▸ **Items from a data source**:
§
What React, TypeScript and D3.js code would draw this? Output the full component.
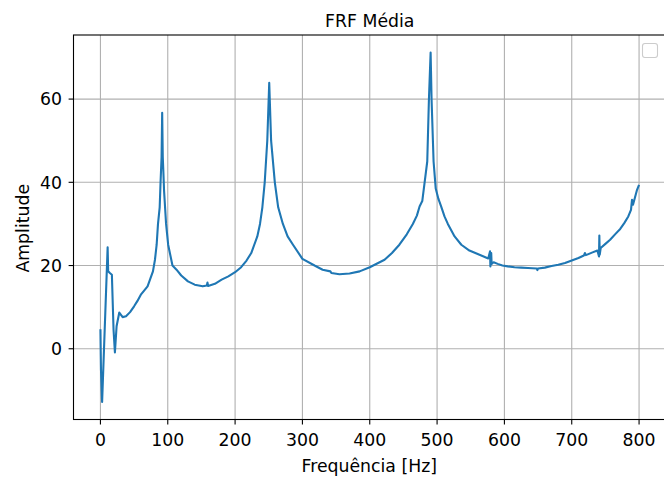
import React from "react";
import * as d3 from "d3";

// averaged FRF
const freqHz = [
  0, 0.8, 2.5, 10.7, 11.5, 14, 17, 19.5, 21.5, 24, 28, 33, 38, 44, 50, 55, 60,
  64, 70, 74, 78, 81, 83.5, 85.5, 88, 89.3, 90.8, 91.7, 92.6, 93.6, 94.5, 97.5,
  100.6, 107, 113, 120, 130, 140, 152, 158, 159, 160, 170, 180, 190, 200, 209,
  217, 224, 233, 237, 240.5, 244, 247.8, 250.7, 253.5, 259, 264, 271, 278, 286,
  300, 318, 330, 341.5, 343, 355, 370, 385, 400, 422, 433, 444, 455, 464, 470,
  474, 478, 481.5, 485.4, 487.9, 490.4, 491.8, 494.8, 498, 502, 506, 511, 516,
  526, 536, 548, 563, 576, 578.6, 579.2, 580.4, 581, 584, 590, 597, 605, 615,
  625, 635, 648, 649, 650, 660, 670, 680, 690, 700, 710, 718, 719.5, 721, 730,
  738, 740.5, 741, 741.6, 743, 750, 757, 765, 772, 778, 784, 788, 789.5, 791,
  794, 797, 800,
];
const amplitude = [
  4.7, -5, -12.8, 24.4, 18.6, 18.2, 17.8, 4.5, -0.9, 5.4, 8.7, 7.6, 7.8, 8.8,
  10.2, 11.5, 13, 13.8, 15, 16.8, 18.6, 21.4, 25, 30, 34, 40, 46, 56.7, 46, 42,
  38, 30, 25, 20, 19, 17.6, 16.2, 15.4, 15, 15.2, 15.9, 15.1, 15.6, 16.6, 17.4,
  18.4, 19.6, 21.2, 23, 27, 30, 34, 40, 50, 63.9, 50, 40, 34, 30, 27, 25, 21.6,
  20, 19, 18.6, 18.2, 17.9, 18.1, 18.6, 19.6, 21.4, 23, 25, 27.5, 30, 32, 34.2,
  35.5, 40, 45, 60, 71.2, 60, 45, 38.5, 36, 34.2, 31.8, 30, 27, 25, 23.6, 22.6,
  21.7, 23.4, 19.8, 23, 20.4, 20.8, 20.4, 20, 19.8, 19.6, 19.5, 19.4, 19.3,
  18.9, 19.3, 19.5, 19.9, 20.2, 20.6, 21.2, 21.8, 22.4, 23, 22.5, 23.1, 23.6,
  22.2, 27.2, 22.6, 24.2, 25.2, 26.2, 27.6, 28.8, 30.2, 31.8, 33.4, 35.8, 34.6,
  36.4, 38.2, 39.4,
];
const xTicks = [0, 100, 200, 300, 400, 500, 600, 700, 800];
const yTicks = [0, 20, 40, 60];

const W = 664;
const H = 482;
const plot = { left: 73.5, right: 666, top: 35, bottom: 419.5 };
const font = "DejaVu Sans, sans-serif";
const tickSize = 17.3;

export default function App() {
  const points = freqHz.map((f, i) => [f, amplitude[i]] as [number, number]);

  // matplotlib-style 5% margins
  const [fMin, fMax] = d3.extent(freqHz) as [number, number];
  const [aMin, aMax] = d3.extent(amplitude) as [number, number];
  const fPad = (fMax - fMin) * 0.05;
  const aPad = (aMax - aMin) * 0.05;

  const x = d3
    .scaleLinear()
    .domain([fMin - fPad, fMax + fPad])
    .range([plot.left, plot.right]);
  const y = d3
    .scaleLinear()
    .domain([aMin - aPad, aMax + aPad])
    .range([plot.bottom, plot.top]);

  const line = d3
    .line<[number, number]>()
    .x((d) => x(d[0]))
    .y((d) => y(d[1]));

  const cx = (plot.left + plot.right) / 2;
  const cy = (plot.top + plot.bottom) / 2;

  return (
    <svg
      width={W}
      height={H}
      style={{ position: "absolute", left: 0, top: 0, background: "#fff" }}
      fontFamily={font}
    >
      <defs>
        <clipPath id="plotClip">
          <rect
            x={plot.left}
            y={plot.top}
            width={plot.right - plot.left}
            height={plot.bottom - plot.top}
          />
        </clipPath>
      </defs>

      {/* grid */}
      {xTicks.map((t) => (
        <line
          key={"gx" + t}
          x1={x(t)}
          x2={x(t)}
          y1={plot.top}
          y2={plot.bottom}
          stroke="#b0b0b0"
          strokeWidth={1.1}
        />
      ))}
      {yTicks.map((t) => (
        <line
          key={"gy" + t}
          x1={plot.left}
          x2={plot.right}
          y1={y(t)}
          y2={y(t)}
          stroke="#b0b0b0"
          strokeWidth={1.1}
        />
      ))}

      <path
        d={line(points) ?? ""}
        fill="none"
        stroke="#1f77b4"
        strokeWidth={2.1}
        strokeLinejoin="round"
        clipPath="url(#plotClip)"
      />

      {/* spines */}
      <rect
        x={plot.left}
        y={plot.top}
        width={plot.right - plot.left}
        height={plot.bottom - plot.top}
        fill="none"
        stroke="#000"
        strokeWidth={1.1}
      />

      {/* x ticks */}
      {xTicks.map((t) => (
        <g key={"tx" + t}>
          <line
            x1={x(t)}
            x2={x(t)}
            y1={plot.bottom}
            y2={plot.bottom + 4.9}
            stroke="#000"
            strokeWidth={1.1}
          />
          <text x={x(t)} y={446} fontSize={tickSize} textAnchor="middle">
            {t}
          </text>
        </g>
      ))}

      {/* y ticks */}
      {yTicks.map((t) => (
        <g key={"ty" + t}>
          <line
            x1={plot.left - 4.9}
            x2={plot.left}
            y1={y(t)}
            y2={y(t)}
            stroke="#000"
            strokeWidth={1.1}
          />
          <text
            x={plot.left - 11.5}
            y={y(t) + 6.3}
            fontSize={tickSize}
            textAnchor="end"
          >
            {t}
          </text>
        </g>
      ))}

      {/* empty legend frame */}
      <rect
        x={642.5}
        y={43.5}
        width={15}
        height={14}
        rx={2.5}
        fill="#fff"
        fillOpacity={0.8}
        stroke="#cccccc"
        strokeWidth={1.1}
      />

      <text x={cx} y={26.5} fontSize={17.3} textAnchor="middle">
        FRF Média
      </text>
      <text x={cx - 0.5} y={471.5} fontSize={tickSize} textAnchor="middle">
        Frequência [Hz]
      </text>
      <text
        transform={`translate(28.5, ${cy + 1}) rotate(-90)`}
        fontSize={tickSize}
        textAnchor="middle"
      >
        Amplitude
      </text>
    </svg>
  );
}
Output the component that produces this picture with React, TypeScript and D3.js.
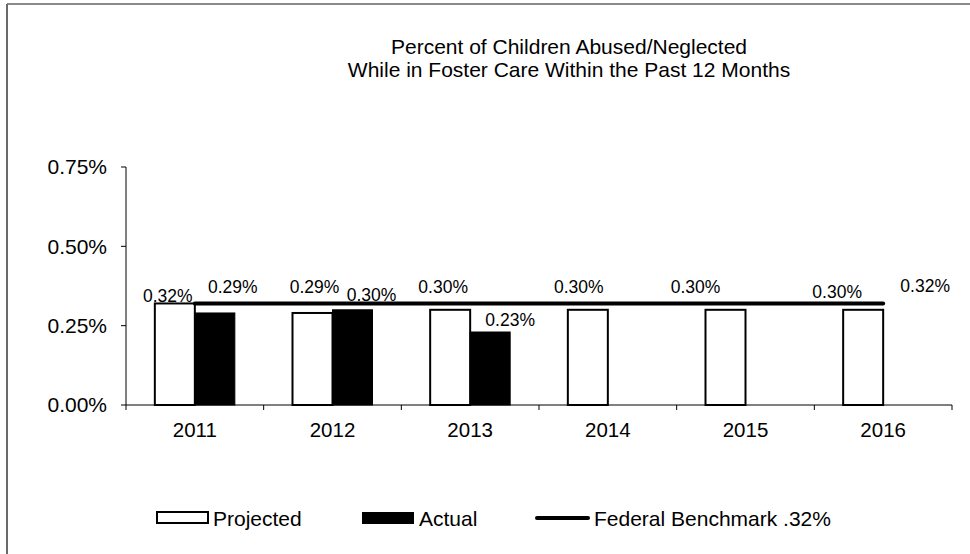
§
▸ **WHAT TO WORK ON**: Set every line down exactly as written, leaving each picture out.

▸ **WRITTEN REPLY**:
What React, TypeScript and D3.js code would draw this? Output the full component.
import React from "react";
import * as d3 from "d3";

// averaged FRF
const freqHz = [
  0, 0.8, 2.5, 10.7, 11.5, 14, 17, 19.5, 21.5, 24, 28, 33, 38, 44, 50, 55, 60,
  64, 70, 74, 78, 81, 83.5, 85.5, 88, 89.3, 90.8, 91.7, 92.6, 93.6, 94.5, 97.5,
  100.6, 107, 113, 120, 130, 140, 152, 158, 159, 160, 170, 180, 190, 200, 209,
  217, 224, 233, 237, 240.5, 244, 247.8, 250.7, 253.5, 259, 264, 271, 278, 286,
  300, 318, 330, 341.5, 343, 355, 370, 385, 400, 422, 433, 444, 455, 464, 470,
  474, 478, 481.5, 485.4, 487.9, 490.4, 491.8, 494.8, 498, 502, 506, 511, 516,
  526, 536, 548, 563, 576, 578.6, 579.2, 580.4, 581, 584, 590, 597, 605, 615,
  625, 635, 648, 649, 650, 660, 670, 680, 690, 700, 710, 718, 719.5, 721, 730,
  738, 740.5, 741, 741.6, 743, 750, 757, 765, 772, 778, 784, 788, 789.5, 791,
  794, 797, 800,
];
const amplitude = [
  4.7, -5, -12.8, 24.4, 18.6, 18.2, 17.8, 4.5, -0.9, 5.4, 8.7, 7.6, 7.8, 8.8,
  10.2, 11.5, 13, 13.8, 15, 16.8, 18.6, 21.4, 25, 30, 34, 40, 46, 56.7, 46, 42,
  38, 30, 25, 20, 19, 17.6, 16.2, 15.4, 15, 15.2, 15.9, 15.1, 15.6, 16.6, 17.4,
  18.4, 19.6, 21.2, 23, 27, 30, 34, 40, 50, 63.9, 50, 40, 34, 30, 27, 25, 21.6,
  20, 19, 18.6, 18.2, 17.9, 18.1, 18.6, 19.6, 21.4, 23, 25, 27.5, 30, 32, 34.2,
  35.5, 40, 45, 60, 71.2, 60, 45, 38.5, 36, 34.2, 31.8, 30, 27, 25, 23.6, 22.6,
  21.7, 23.4, 19.8, 23, 20.4, 20.8, 20.4, 20, 19.8, 19.6, 19.5, 19.4, 19.3,
  18.9, 19.3, 19.5, 19.9, 20.2, 20.6, 21.2, 21.8, 22.4, 23, 22.5, 23.1, 23.6,
  22.2, 27.2, 22.6, 24.2, 25.2, 26.2, 27.6, 28.8, 30.2, 31.8, 33.4, 35.8, 34.6,
  36.4, 38.2, 39.4,
];
const xTicks = [0, 100, 200, 300, 400, 500, 600, 700, 800];
const yTicks = [0, 20, 40, 60];

const W = 664;
const H = 482;
const plot = { left: 73.5, right: 666, top: 35, bottom: 419.5 };
const font = "DejaVu Sans, sans-serif";
const tickSize = 17.3;

export default function App() {
  const points = freqHz.map((f, i) => [f, amplitude[i]] as [number, number]);

  // matplotlib-style 5% margins
  const [fMin, fMax] = d3.extent(freqHz) as [number, number];
  const [aMin, aMax] = d3.extent(amplitude) as [number, number];
  const fPad = (fMax - fMin) * 0.05;
  const aPad = (aMax - aMin) * 0.05;

  const x = d3
    .scaleLinear()
    .domain([fMin - fPad, fMax + fPad])
    .range([plot.left, plot.right]);
  const y = d3
    .scaleLinear()
    .domain([aMin - aPad, aMax + aPad])
    .range([plot.bottom, plot.top]);

  const line = d3
    .line<[number, number]>()
    .x((d) => x(d[0]))
    .y((d) => y(d[1]));

  const cx = (plot.left + plot.right) / 2;
  const cy = (plot.top + plot.bottom) / 2;

  return (
    <svg
      width={W}
      height={H}
      style={{ position: "absolute", left: 0, top: 0, background: "#fff" }}
      fontFamily={font}
    >
      <defs>
        <clipPath id="plotClip">
          <rect
            x={plot.left}
            y={plot.top}
            width={plot.right - plot.left}
            height={plot.bottom - plot.top}
          />
        </clipPath>
      </defs>

      {/* grid */}
      {xTicks.map((t) => (
        <line
          key={"gx" + t}
          x1={x(t)}
          x2={x(t)}
          y1={plot.top}
          y2={plot.bottom}
          stroke="#b0b0b0"
          strokeWidth={1.1}
        />
      ))}
      {yTicks.map((t) => (
        <line
          key={"gy" + t}
          x1={plot.left}
          x2={plot.right}
          y1={y(t)}
          y2={y(t)}
          stroke="#b0b0b0"
          strokeWidth={1.1}
        />
      ))}

      <path
        d={line(points) ?? ""}
        fill="none"
        stroke="#1f77b4"
        strokeWidth={2.1}
        strokeLinejoin="round"
        clipPath="url(#plotClip)"
      />

      {/* spines */}
      <rect
        x={plot.left}
        y={plot.top}
        width={plot.right - plot.left}
        height={plot.bottom - plot.top}
        fill="none"
        stroke="#000"
        strokeWidth={1.1}
      />

      {/* x ticks */}
      {xTicks.map((t) => (
        <g key={"tx" + t}>
          <line
            x1={x(t)}
            x2={x(t)}
            y1={plot.bottom}
            y2={plot.bottom + 4.9}
            stroke="#000"
            strokeWidth={1.1}
          />
          <text x={x(t)} y={446} fontSize={tickSize} textAnchor="middle">
            {t}
          </text>
        </g>
      ))}

      {/* y ticks */}
      {yTicks.map((t) => (
        <g key={"ty" + t}>
          <line
            x1={plot.left - 4.9}
            x2={plot.left}
            y1={y(t)}
            y2={y(t)}
            stroke="#000"
            strokeWidth={1.1}
          />
          <text
            x={plot.left - 11.5}
            y={y(t) + 6.3}
            fontSize={tickSize}
            textAnchor="end"
          >
            {t}
          </text>
        </g>
      ))}

      {/* empty legend frame */}
      <rect
        x={642.5}
        y={43.5}
        width={15}
        height={14}
        rx={2.5}
        fill="#fff"
        fillOpacity={0.8}
        stroke="#cccccc"
        strokeWidth={1.1}
      />

      <text x={cx} y={26.5} fontSize={17.3} textAnchor="middle">
        FRF Média
      </text>
      <text x={cx - 0.5} y={471.5} fontSize={tickSize} textAnchor="middle">
        Frequência [Hz]
      </text>
      <text
        transform={`translate(28.5, ${cy + 1}) rotate(-90)`}
        fontSize={tickSize}
        textAnchor="middle"
      >
        Amplitude
      </text>
    </svg>
  );
}
Output the component that produces this picture with React, TypeScript and D3.js.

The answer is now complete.